In May 2017, the FASB issued Accounting Standards Update 2017-09, Compensation - Stock Compensation (Topic 718): Scope of Modification Accounting (“ASU 2017-09”). ASU 2017-09 provides guidance about which changes to the terms or conditions of a share-based payment award require an entity to apply modification accounting under Accounting Standards Codification (“ASC”) 718. ASU 2017-09 is to be applied prospectively to an award modified on or after the adoption date. ASU 2017-09 became effective for the Company’s annual and interim periods beginning on January 1, 2018. The adoption of the standard did not have an impact on the Company’s current financial statements.

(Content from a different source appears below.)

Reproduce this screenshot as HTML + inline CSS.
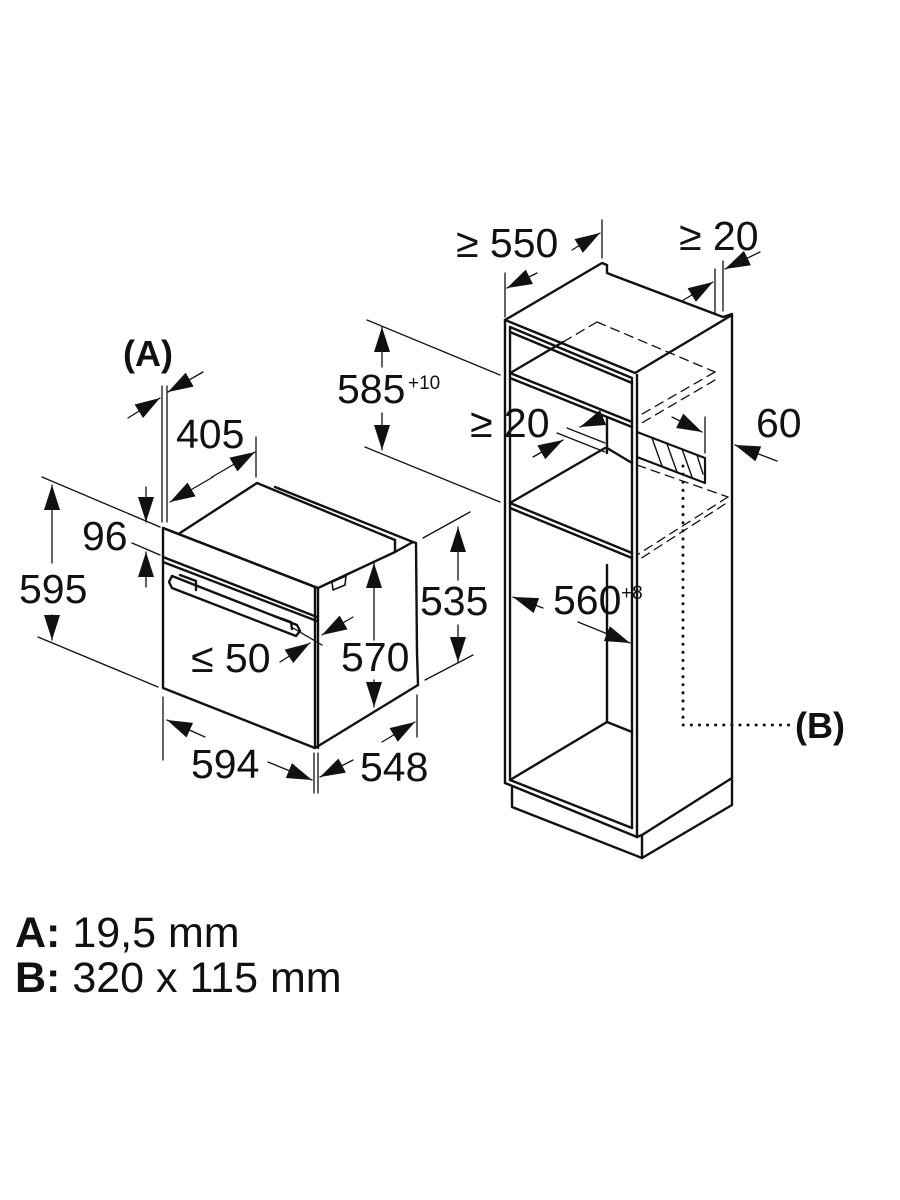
<!DOCTYPE html>
<html><head><meta charset="utf-8"><style>
html,body{margin:0;padding:0;background:#fff;}
svg{display:block;}
text{font-family:"Liberation Sans",sans-serif;fill:#111;}
</style></head><body>
<svg width="900" height="1200" viewBox="0 0 900 1200" xmlns="http://www.w3.org/2000/svg">
<defs>
<marker id="ah" markerUnits="userSpaceOnUse" markerWidth="28" markerHeight="18" refX="25" refY="8" orient="auto">
<path d="M0,0 L25,8 L0,16 Z" fill="#111"/>
</marker>
</defs>
<g stroke="#111" fill="none" stroke-linecap="round" stroke-linejoin="round">

<!-- ================= OVEN ================= -->
<g stroke-width="2.4">
<path d="M163,528 L163,688 L315,748 L315,587 Z"/>
<line x1="318" y1="588" x2="318" y2="748"/>
<line x1="163" y1="528" x2="318" y2="588"/>
<path d="M180,533 L257,483 L395,540"/>
<path d="M275,487 L413,542"/>
<path d="M395,540 L395,552 L413,542"/>
<path d="M318,588 L395,552"/>
<path d="M413,542 L416,543 L417,653 L418,685 L315,748"/>
<line x1="163" y1="557" x2="317" y2="617"/>
<line x1="163" y1="562" x2="317" y2="621"/>
<path d="M172,576 L297,625 L300,631 L296,636 L172,588 L169,582 Z"/>
<path d="M180,575 L196,581 L196,590"/>
<path d="M274,616 L291,622 L292,629"/>
<path d="M332,582 L346,576 L345,585 L333,590 Z" stroke-width="1.6"/>
</g>

<g stroke-width="1.3">
<line x1="162" y1="386" x2="162" y2="522"/>
<line x1="167" y1="386" x2="167" y2="522"/>
<line x1="203" y1="372" x2="168" y2="392" marker-end="url(#ah)"/>
<line x1="128" y1="418" x2="160" y2="398" marker-end="url(#ah)"/>
<line x1="256" y1="437" x2="256" y2="477"/>
<line x1="212" y1="477" x2="255" y2="452" marker-end="url(#ah)"/>
<line x1="213" y1="477" x2="170" y2="502" marker-end="url(#ah)"/>
<line x1="42" y1="477" x2="160" y2="527"/>
<line x1="38" y1="637" x2="158" y2="687"/>
<line x1="52" y1="563" x2="52" y2="485" marker-end="url(#ah)"/>
<line x1="52" y1="615" x2="52" y2="640" marker-end="url(#ah)"/>
<line x1="132" y1="543" x2="160" y2="555"/>
<line x1="146" y1="487" x2="146" y2="522" marker-end="url(#ah)"/>
<line x1="146" y1="587" x2="146" y2="552" marker-end="url(#ah)"/>
<line x1="293" y1="628" x2="322" y2="645"/>
<line x1="280" y1="662" x2="310" y2="643" marker-end="url(#ah)"/>
<line x1="353" y1="617" x2="322" y2="635" marker-end="url(#ah)"/>
<line x1="374" y1="640" x2="374" y2="563" marker-end="url(#ah)"/>
<line x1="374" y1="680" x2="374" y2="707" marker-end="url(#ah)"/>
<line x1="423" y1="538" x2="470" y2="512"/>
<line x1="425" y1="680" x2="473" y2="655"/>
<line x1="458" y1="580" x2="458" y2="527" marker-end="url(#ah)"/>
<line x1="458" y1="625" x2="458" y2="662" marker-end="url(#ah)"/>
<line x1="163" y1="697" x2="163" y2="760"/>
<line x1="314" y1="753" x2="314" y2="793"/>
<line x1="318" y1="753" x2="318" y2="793"/>
<line x1="205" y1="737" x2="167" y2="720" marker-end="url(#ah)"/>
<line x1="268" y1="762" x2="312" y2="780" marker-end="url(#ah)"/>
<line x1="417" y1="695" x2="417" y2="737"/>
<line x1="382" y1="742" x2="415" y2="722" marker-end="url(#ah)"/>
<line x1="353" y1="760" x2="320" y2="777" marker-end="url(#ah)"/>
<line x1="367" y1="320" x2="500" y2="375"/>
<line x1="365" y1="447" x2="500" y2="502"/>
<line x1="382" y1="367" x2="382" y2="327" marker-end="url(#ah)"/>
<line x1="382" y1="413" x2="382" y2="450" marker-end="url(#ah)"/>
</g>

<!-- ================= CABINET ================= -->
<g stroke-width="2.4">
<path d="M505,320 L602,263 L607,265 L607,273 L612,275 L723,317 L732,314"/>
<path d="M505,320 L635,373 L732,315"/>
<line x1="505" y1="320" x2="505" y2="783"/>
<line x1="510" y1="327" x2="510" y2="780"/>
<line x1="632" y1="380" x2="632" y2="828"/>
<line x1="637" y1="375" x2="637" y2="837"/>
<line x1="732" y1="315" x2="732" y2="805"/>
<line x1="510" y1="327" x2="632" y2="378"/>
<line x1="510" y1="332" x2="632" y2="383"/>
<line x1="512" y1="372" x2="563" y2="342"/>
<line x1="510" y1="373" x2="632" y2="422"/>
<line x1="510" y1="378" x2="632" y2="427"/>
<line x1="607" y1="417" x2="607" y2="453"/>
<line x1="607" y1="448" x2="632" y2="463"/>
<line x1="510" y1="503" x2="605" y2="448"/>
<line x1="510" y1="503" x2="632" y2="553"/>
<line x1="510" y1="508" x2="632" y2="558"/>
<line x1="607" y1="565" x2="607" y2="722"/>
<line x1="510" y1="780" x2="607" y2="722"/>
<line x1="607" y1="722" x2="632" y2="732"/>
<line x1="505" y1="783" x2="637" y2="837"/>
<line x1="510" y1="780" x2="632" y2="828"/>
<path d="M512,788 L512,807 L642,858 L732,805"/>
<path d="M642,835 L642,858"/>
<path d="M637,837 L642,835 L732,778"/>
<path d="M637,432 L705,458 L705,483 L637,457" stroke-width="2.2"/>
</g>
<g stroke-width="1.4">
<line x1="652" y1="438" x2="662" y2="466"/>
<line x1="667" y1="444" x2="677" y2="472"/>
<line x1="682" y1="449" x2="692" y2="477"/>
<line x1="697" y1="455" x2="703" y2="474"/>
</g>
<g stroke-width="1.3" stroke-dasharray="9,6">
<line x1="597" y1="322" x2="715" y2="372"/>
<line x1="597" y1="322" x2="563" y2="342"/>
<line x1="715" y1="372" x2="637" y2="417"/>
<line x1="715" y1="380" x2="640" y2="424"/>
<line x1="637" y1="465" x2="728" y2="497"/>
<line x1="728" y1="497" x2="637" y2="555"/>
<line x1="725" y1="504" x2="640" y2="559"/>
</g>
<path d="M683,466 L683,725 L792,725" stroke-width="3" stroke-dasharray="0.1,8"/>

<g stroke-width="1.3">
<line x1="505" y1="273" x2="505" y2="317"/>
<line x1="602" y1="220" x2="602" y2="258"/>
<line x1="537" y1="273" x2="507" y2="288" marker-end="url(#ah)"/>
<line x1="572" y1="250" x2="600" y2="233" marker-end="url(#ah)"/>
<line x1="715" y1="269" x2="715" y2="313"/>
<line x1="723" y1="261" x2="723" y2="311"/>
<line x1="682" y1="301" x2="713" y2="282" marker-end="url(#ah)"/>
<line x1="760" y1="252" x2="725" y2="269" marker-end="url(#ah)"/>
<line x1="567" y1="428" x2="605" y2="443"/>
<line x1="557" y1="433" x2="605" y2="452"/>
<line x1="602" y1="418" x2="580" y2="427" marker-end="url(#ah)"/>
<line x1="533" y1="457" x2="563" y2="440" marker-end="url(#ah)"/>
<line x1="705" y1="417" x2="705" y2="453"/>
<line x1="672" y1="417" x2="702" y2="432" marker-end="url(#ah)"/>
<line x1="777" y1="461" x2="735" y2="445" marker-end="url(#ah)"/>
<line x1="543" y1="608" x2="513" y2="597" marker-end="url(#ah)"/>
<line x1="578" y1="622" x2="630" y2="643" marker-end="url(#ah)"/>
</g>
</g>

<g font-size="41">
<text x="123" y="366" font-weight="bold" font-size="36">(A)</text>
<text x="176" y="448">405</text>
<text x="82" y="550">96</text>
<text x="19" y="603">595</text>
<text x="191" y="672">≤ 50</text>
<text x="341" y="671">570</text>
<text x="420" y="615">535</text>
<text x="191" y="778">594</text>
<text x="360" y="781">548</text>
<text x="337" y="403">585</text>
<text x="408" y="389" font-size="19">+10</text>
<text x="456" y="257">≥ 550</text>
<text x="679" y="250">≥ 20</text>
<text x="470" y="437">≥ 20</text>
<text x="756" y="437">60</text>
<text x="553" y="614">560</text>
<text x="621" y="599" font-size="19">+8</text>
<text x="795" y="738" font-weight="bold" font-size="36">(B)</text>
<text x="15" y="947" font-size="43"><tspan font-weight="bold">A:</tspan> 19,5 mm</text>
<text x="15" y="992" font-size="43"><tspan font-weight="bold">B:</tspan> 320 x 115 mm</text>
</g>
</svg>
</body></html>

In March 2018, the FASB issued Accounting Standards Update 2018-05, Income Taxes (Topic 740): Amendments to SEC Paragraphs Pursuant to SEC Staff Accounting Bulletin No. 118 (“ASU 2018-05”). ASU 2018-05 adds paragraphs to the codification pursuant to SEC Staff Accounting Bulletin No. 118, which addresses the application of GAAP in situations when a company does not have the necessary information available, prepared or analyzed (including computations) in reasonable detail to complete the accounting for certain income tax effects of the Tax Cuts and Jobs Act (the “2017 Tax Act”). ASU 2018-05 provides entities with a one year measurement period from the December 22, 2017 enactment date in order to complete the accounting. The Company recognized a provisional net tax benefit of $3.6 million related to the impact of the 2017 Tax Act during the year ended December 31, 2017. The Company may record additional provisional amounts or adjustments to provisional amounts during the measurement period.

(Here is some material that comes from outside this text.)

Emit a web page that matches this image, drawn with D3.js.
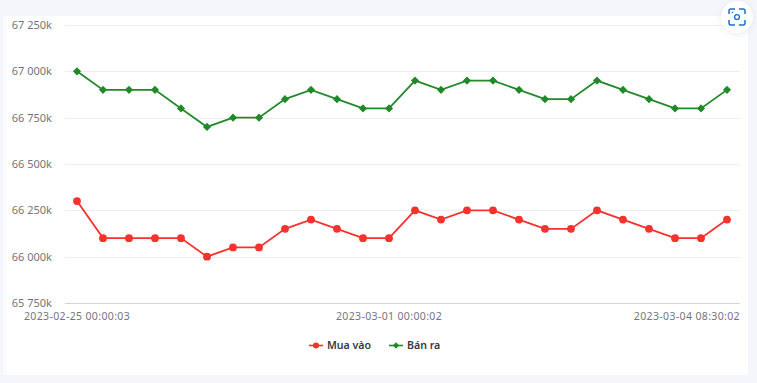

Recently issued accounting pronouncements not yet adopted
In February 2016, the FASB issued Accounting Standards Update 2016-02, Leases (“ASU 2016-02”). ASU 2016-02 establishes a right-of-use (“ROU”) model that requires a lessee to record a ROU asset and a lease liability on the balance sheet for all leases with terms longer than 12 months. Leases will be classified as either finance or operating, with classification affecting the pattern of expense recognition in the income statement. ASU 2016-02 is effective for the Company’s annual and interim periods beginning on January 1, 2019. A modified retrospective transition approach is required for lessees for capital and operating leases existing at, or entered into after, the beginning of the earliest comparative period presented in the financial statements, with certain practical expedients available. The Company is in the process of evaluating the impact of the standard on the Company’s financial statements. As a lessee, certain of the Company’s various leases under existing guidance are classified as operating leases that are not recorded on the balance sheet but are recorded in the statement of operations as expense is incurred. Upon adoption of the standard, the Company will be required to record substantially all leases on the balance sheet as a ROU asset and a lease liability. The timing of expense recognition and classification in the statement of operations could change based on the classification of leases as either operating or financing.

In January 2017, the FASB issued Accounting Standards Update 2017-04, Intangibles - Goodwill and Other (Topic 350): Simplifying the Test for Goodwill Impairment (“ASU 2017-04”). ASU 2017-04 simplifies the accounting for goodwill impairment by removing Step 2 of the goodwill impairment test, which requires computation of the implied fair value of a reporting unit's goodwill. The amount of a goodwill impairment will now be the amount by which a reporting unit's carrying value exceeds its fair value, not to exceed the carrying amount of goodwill. ASU 2017-04 is effective for the Company's annual goodwill impairment test and any interim tests during the Company's annual and interim periods beginning on January 1, 2020. Early adoption is permitted for goodwill impairment tests performed on testing dates after January 1, 2017. Prospective application is required. The adoption of the standard is not expected to have a material impact on the Company’s financial statements.